Backbone of the Americas—Patagonia to Alaska, (3–7 April 2006)

Paper No. 5
Presentation Time: 9:50 AM

SLAB BREAKOFF, PLATE INTERACTIONS, AND THE EXHUMATION OF HIGH- AND ULTRAHIGH-PRESSURE ROCKS


SECOR Jr, Donald T., Department of Geological Sciences, University of South Carolina, Columbia, SC 29208, donsecor@bellsouth.net

Recent studies have documented that certain high-pressure (HP) and ultrahigh-pressure (UHP) rocks at plate boundaries have been exhumed at plate tectonic rates. Several authors advocate a model involving the buoyant rise of a thin wedge of HP or UHP rocks within an active subduction zone. This model is questionable because the upward buoyancy of a thin wedge may be insufficient for rapid exhumation. Here, an alternative model suggests that sudden changes in the slab pull force due to breakoff of the dense part of the slab leads to exhumation of the entire buoyant part of the slab.

The rationale for the model begins with the idea that the slab pull force, due to the weight of the subducting slab, is an important driving force for plate tectonics. The average density of a subducting slab varies with the age of the slab and with the presence or absence of aseismic ridges, oceanic plateaus, extinct arcs, microcontinents, or continents within the subducting plate. The incipient subduction of buoyant lithosphere decreases the slab pull force and may lead to the stagnation of the subduction zone. During stagnation, the rate-dependent shearing stresses resisting subduction will dissipate, facilitating breakoff of the dense deep slab. The positive buoyancy of the shallow slab is the driving force for exhumation.

During exhumation, the buoyant slab is withdrawn from the subduction zone. Because the earth has a fixed surface area, the above change must be compensated by changes at other plate boundaries. These plate interactions enable the exhumation of HP and UHP rocks at plate tectonic velocities. Once regional isostatic equilibrium is restored, exhumation is expected to cease, and compensatory changes at other plate boundaries are again necessary.

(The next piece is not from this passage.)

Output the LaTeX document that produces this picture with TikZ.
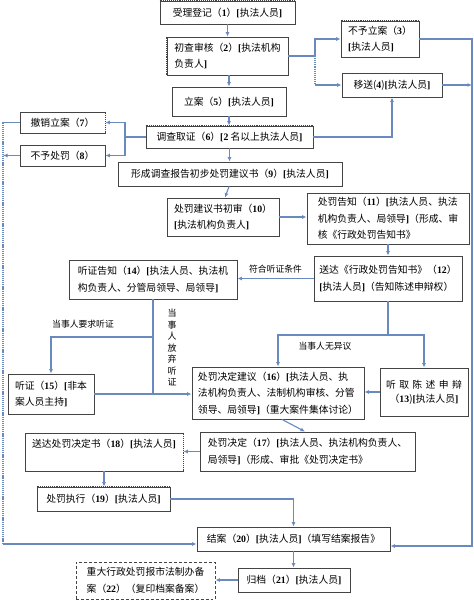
\documentclass[tikz,border=0pt]{standalone}
\usepackage{fontspec}
\setmainfont{Noto Sans CJK SC}
\newfontfamily\numf{Liberation Serif}
\usetikzlibrary{arrows.meta,calc}
\newcommand\bb[1]{{\numf\bfseries #1}}
\definecolor{lnc}{RGB}{105,138,190}
\definecolor{bdc}{RGB}{68,68,68}
\begin{document}
\begin{tikzpicture}[x=1bp,y=-1bp,
  box/.style={draw=bdc, line width=0.9bp, inner sep=0pt, align=left, font=\fontsize{9.8bp}{16.5bp}\selectfont},
  conn/.style={draw=lnc, line width=1.1bp},
  arr/.style={conn, -{Latex[length=4.5bp,width=4bp]}},
  lab/.style={font=\fontsize{8.8bp}{11bp}\selectfont, inner sep=0pt},
  dotside/.style={bdc, densely dotted, line width=0.9bp},
  wipe/.style={white, line width=1.4bp}]
\fill[white] (0,0) rectangle (474,602);
\useasboundingbox (0,0) rectangle (474,602);

% boxes
\node[box, minimum width=135bp, minimum height=23bp] (b1) at (227.5,12.5) {受理登记（\bb{1}）\bb{[}执法人员\bb{]}};
\node[box, minimum width=121bp, minimum height=38bp] (b2) at (227.5,56) {初查审核（\bb{2}）\bb{[}执法机构\\负责人\bb{]}};
\node[box, minimum width=78bp, minimum height=36bp] (b3) at (380,39) {不予立案（\bb{3}）\\\bb{[}执法人员\bb{]}};
\node[box, minimum width=100bp, minimum height=24bp] (b4) at (392,85) {移送(\bb{4})\bb{[}执法人员\bb{]}};
\node[box, minimum width=114bp, minimum height=29bp] (b5) at (229,101.5) {立案（\bb{5}）\bb{[}执法人员\bb{]}};
\node[box, minimum width=167bp, minimum height=22bp] (b6) at (229.5,137) {调查取证（\bb{6}）\bb{[2} 名以上执法人员\bb{]}};
\node[box, minimum width=85bp, minimum height=21bp] (b7) at (62.5,122.5) {撤销立案（\bb{7}）};
\node[box, minimum width=85bp, minimum height=21bp] (b8) at (62.5,155.5) {不予处罚（\bb{8}）};
\node[box, minimum width=224bp, minimum height=24bp] (b9) at (230,174) {形成调查报告初步处罚建议书（\bb{9}）\bb{[}执法人员\bb{]}};
\node[box, minimum width=112bp, minimum height=38bp] (b10) at (223,217) {处罚建议书初审（\bb{10}）\\\bb{[}执法机构负责人\bb{]}};
\node[box, minimum width=162bp, minimum height=51bp] (b11) at (388,218.5) {处罚告知（\bb{11}）\bb{[}执法人员、执法\\机构负责人、局领导\bb{]}（形成、审\\核《行政处罚告知书》};
\node[box, minimum width=148bp, minimum height=45bp] (b12) at (388,278.5) {送达《行政处罚告知书》（\bb{12}）\\\bb{[}执法人员\bb{]}（告知陈述申辩权）};
\node[box, minimum width=168bp, minimum height=39bp] (b14) at (153,279.5) {听证告知（\bb{14}）\bb{[}执法人员、执法机\\构负责人、分管局领导、局领导\bb{]}};
\node[box, minimum width=86bp, minimum height=40bp] (b15) at (51,394) {听证（\bb{15}）\bb{[}非本\\案人员主持\bb{]}};
\node[box, minimum width=172bp, minimum height=52bp] (b16) at (278,393) {处罚决定建议（\bb{16}）\bb{[}执法人员、执\\法机构负责人、法制机构审核、分管\\领导、局领导\bb{]}（重大案件集体讨论）};
\node[box, align=center, font=\fontsize{9.8bp}{14bp}\selectfont, minimum width=88bp, minimum height=48bp] (b13) at (424,392) {听\hspace{3.4bp}取\hspace{3.4bp}陈\hspace{3.4bp}述\hspace{3.4bp}申\hspace{3.4bp}辩\\（\bb{13})\bb{[}执法人员\bb{]}};
\node[box, minimum width=215bp, minimum height=39bp] (b17) at (307.5,451.5) {处罚决定（\bb{17}）\bb{[}执法人员、执法机构负责人、\\局领导\bb{]}（形成、审批《处罚决定书》};
\node[box, minimum width=158bp, minimum height=38bp] (b18) at (104,452) {送达处罚决定书（\bb{18}）\bb{[}执法人员\bb{]}\\\mbox{}};
\node[box, minimum width=133bp, minimum height=24bp] (b19) at (103.5,499) {处罚执行（\bb{19}）\bb{[}执法人员\bb{]}};
\node[box, minimum width=193bp, minimum height=24bp] (b20) at (293.5,539) {结案（\bb{20}）\bb{[}执法人员\bb{]}（填写结案报告》};
\node[box, minimum width=112bp, minimum height=24bp] (b21) at (294,580) {归档（\bb{21}）\bb{[}执法人员\bb{]}};
\node[box, densely dashed, minimum width=139bp, minimum height=37bp] (b22) at (145.5,580.5) {重大行政处罚报市法制办备\\案（\bb{22}）（复印档案备案）};

% dotted sides
\draw[wipe] (b1.north west) -- (b1.north east);
\draw[dotside] (b1.north west) -- (b1.north east);
\draw[wipe] (b2.north west) -- (b2.south west);
\draw[dotside] (b2.north west) -- (b2.south west);
\draw[wipe] (b3.north west) -- (b3.north east);
\draw[dotside] (b3.north west) -- (b3.north east);
\draw[wipe] (b6.north west) -- (b6.north east);
\draw[dotside] (b6.north west) -- (b6.north east);
\draw[wipe] (b7.north east) -- (b7.south east);
\draw[dotside] (b7.north east) -- (b7.south east);
\draw[wipe] (b18.north east) -- (b18.south east);
\draw[dotside] (b18.north east) -- (b18.south east);
\draw[wipe] (b19.north west) -- (b19.north east);
\draw[dotside] (b19.north west) -- (b19.north east);

% coordinates
\coordinate (j1) at (315,56);
\coordinate (rt) at (472,39);
\coordinate (rb) at (472,546);
\coordinate (j2) at (125,137);
\coordinate (lt) at (3,122.5);
\coordinate (lb) at (3,544);
\coordinate (j3) at (153,394);
\coordinate (j4) at (153,337);
\coordinate (j5) at (388,335);

% connectors
\draw[arr] (b1.south) -- (b2.north);
\draw[arr] (b5.north |- b2.south) -- (b5.north);
\draw[conn] (b2.east) -- (j1);
\draw[arr] (j1) |- (b3.west);
\draw[conn, densely dotted] (j1) -- (j1 |- b4.west);
\draw[arr] (j1 |- b4.west) -- (b4.west);
\draw[arr] (b3.east) -- (rt) -- (rb) -- (b20.east |- rb);
\draw[arr] (b4.east) -- (b4.east -| rt);
\draw[arr] (b6.east) -| (b4.south);
\draw[arr] (b5.south) -- (b5.south |- b6.north);
\draw[conn] (b6.west) -- (j2);
\draw[arr] (j2) |- (b7.east);
\draw[arr] (j2) |- (b8.east);
\draw[conn] (b7.west) -- (lt);
\draw[conn, dash pattern=on 1.2bp off 0.9bp] (lt) -- (lb);
\draw[arr] (lb) -- (b20.west |- lb);
\draw[arr] (b8.west) -- (b8.west -| lt);
\draw[arr] (b6.south) -- (b6.south |- b9.north);
\draw[arr] ([xshift=-1bp]b9.south) -- ([xshift=2bp]b10.north);
\draw[arr] (b10.east) -- (b10.east -| b11.west);
\draw[arr] (b11.south) -- (b12.north);
\draw[arr] (b12.west) -- (b12.west -| b14.east) node[lab, midway, above=5bp] (l1) {符合听证条件};
\draw[conn] (b14.south) -- (j3);
\draw[arr] (j4) -| (b15.north);
\draw[arr] (b15.east) -- (b15.east -| b16.west);
\node[lab] (l2) at (83,324) {当事人要求听证};
\node[lab, align=center, font=\fontsize{9bp}{11.5bp}\selectfont] (l3) at (172,347.5) {当\\事\\人\\放\\弃\\听\\证};
\draw[conn] (b12.south) -- (j5);
\draw[arr] (j5) -| (b13.north);
\draw[arr] (j5) -| (b16.north);
\node[lab] (l4) at (325,346) {当事人无异议};
\draw[arr] (b13.west) -- (b13.west -| b16.east);
\draw[arr] ([xshift=4bp]b16.south) -- ([xshift=-2.5bp]b17.north);
\draw[arr] (b17.west) -- (b17.west -| b18.east);
\draw[arr] (b18.south) -- (b18.south |- b19.north);
\draw[arr] (b19.east) -| (b20.north);
\draw[arr] (b20.south) -- (b20.south |- b21.north);
\draw[arr] (b21.west) -- (b21.west -| b22.east);
\end{tikzpicture}
\end{document}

It is argued that the above model may explain the exhumation of most, perhaps all, occurrences of high- and ultrahigh-pressure rocks at plate boundaries. In particular, the model may explain the exhumation of Pliocene HP rocks in Papua New Guinea and Mesozoic HP rocks in the Franciscan Complex of the California Coast Ranges. The UHP rocks associated with the Norwegian Caledonides may represent Paleozoic exhumation following breakoff of the subducting Laurentian plate.